Today is haibun Monday at dVerse. The theme is the best meal you ever had, if you want to join in. I had already written a haibun on Saturday which doesn’t fit the theme at all so I’ll probably sit this one out, but it’s what I was thinking over this weekend so I’ll post it here anyway.
And since I’m not following the prompt, I may as well not follow the rules of a haibun either. I wrote two haiku to follow the prose. Choose whichever you prefer.
Photo©John Fielding
I want so much to belong to this place, to absorb every petal of every flower, the opening buds, the birds that fill the trees. I listen and I watch, where water rills and winged shapes flit among the tracery of the branches. But listening and watching, the wheels turn, the gears shift and emotion becomes knowledge. It gives names and habits, category and genus, dry as dust not green and sappy or hot as blood.
Do egrets know they are egrets, that their pure white beauty stops the heart? Does my wonder break into their indifference? And what pleasure do I retain from the sight of a leveret, speckled and fragile, in the long grass, when my clumsy tread wrung a heart-rending cry of pain and terror from such a baby?
We trample the long grasses and nodding flowers, break branches, muddy waters, and go our way like a hurricane, leaving devastation in our wake, nests disturbed, young dispersed, a whole generation lost. We live on the edge of wilderness, never a part of it, merely onlookers, treading flat-footed and careless on all that we cannot understand, even the miracle of beauty that is a wild hare.
A cry in the grass
speckled struggling then stillness—
may night sooth the pain.
Grass, a frail nest, hides
speckled hare in dappled sun—
night has fox’s teeth.
What a beautiful photo just to capture a wonderful moment in life
Thank you. I was mortified that I’d hurt the poor little thing. It just sat there perfectly still while I checked that I hadn’t broken its back. Later, the mother came for it and hustled it back to the nest.

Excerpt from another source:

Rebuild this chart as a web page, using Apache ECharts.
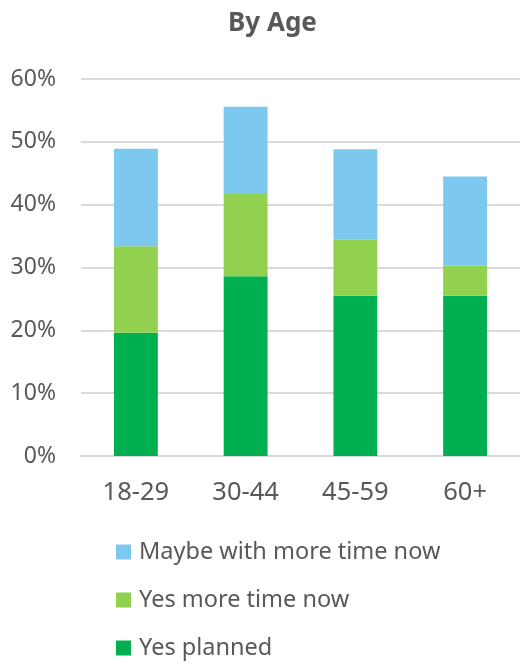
<!DOCTYPE html>
<html>
<head>
<meta charset="utf-8">
<script src="https://cdn.jsdelivr.net/npm/echarts@6/dist/echarts.min.js"></script>
<style>html,body{margin:0;padding:0;background:#fff}#c{width:520px;height:664px}</style>
</head>
<body>
<div id="c"></div>
<script>
const categories = ['18-29', '30-44', '45-59', '60+'];
const yesPlanned = [19.6, 28.6, 25.5, 25.5];
const yesMoreTime = [13.8, 13.1, 8.9, 4.8];
const maybeMoreTime = [15.5, 13.9, 14.4, 14.2];
const seriesNames = ['Yes planned', 'Yes more time now', 'Maybe with more time now'];
const legendOrder = ['Maybe with more time now', 'Yes more time now', 'Yes planned'];
const colors = ['#00B050', '#92D050', '#7DC8EE'];

const FONT = 'Noto Sans';
const TXT = '#595959';
const chart = echarts.init(document.getElementById('c'), null, {renderer: 'canvas'});
const mk = (name, data, color) => ({
  name, type: 'bar', stack: 'a', data, barWidth: '40%',
  itemStyle: {color}, emphasis: {disabled: true}
});
chart.setOption({
  animation: false,
  title: {
    text: 'By Age', left: 223, top: 6,
    textStyle: {fontFamily: FONT, fontWeight: 'bold', fontSize: 26, color: TXT}
  },
  grid: {left: 81, right: 0, top: 79, bottom: 208, containLabel: false},
  legend: {
    orient: 'vertical', left: 116, top: 539, padding: 0,
    data: legendOrder, icon: 'rect', itemWidth: 15, itemHeight: 15, itemGap: 22,
    textStyle: {fontFamily: FONT, fontSize: 23.5, color: TXT, lineHeight: 26, padding: [0, 0, 0, 3]}
  },
  xAxis: {
    type: 'category', data: categories,
    axisLine: {lineStyle: {color: '#D9D9D9', width: 2}},
    axisTick: {show: false},
    axisLabel: {fontFamily: FONT, fontSize: 25.5, color: TXT, margin: 24}
  },
  yAxis: {
    type: 'value', min: 0, max: 60, interval: 10,
    axisLine: {show: false}, axisTick: {show: false},
    splitLine: {lineStyle: {color: '#D9D9D9', width: 2}},
    axisLabel: {fontFamily: FONT, fontSize: 23, color: TXT, margin: 25, formatter: '{value}%'}
  },
  series: [
    mk(seriesNames[0], yesPlanned, colors[0]),
    mk(seriesNames[1], yesMoreTime, colors[1]),
    mk(seriesNames[2], maybeMoreTime, colors[2])
  ]
});
</script>
</body>
</html>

Sorry i didnt read it fully but im glad its alright
It was a horrible experience, tramping on it in my wellies. They hide so well and so still I didn’t see it. Neither did my great imbecile of a sight hound. And it cried so pitifully. I felt awful.
Its not your fault we all make mistakes
It’s a sort of human fault that we urban dwellers just don’t fit into the natural environment. I bet even elephants don’t mistakenly tread on other people’s babies.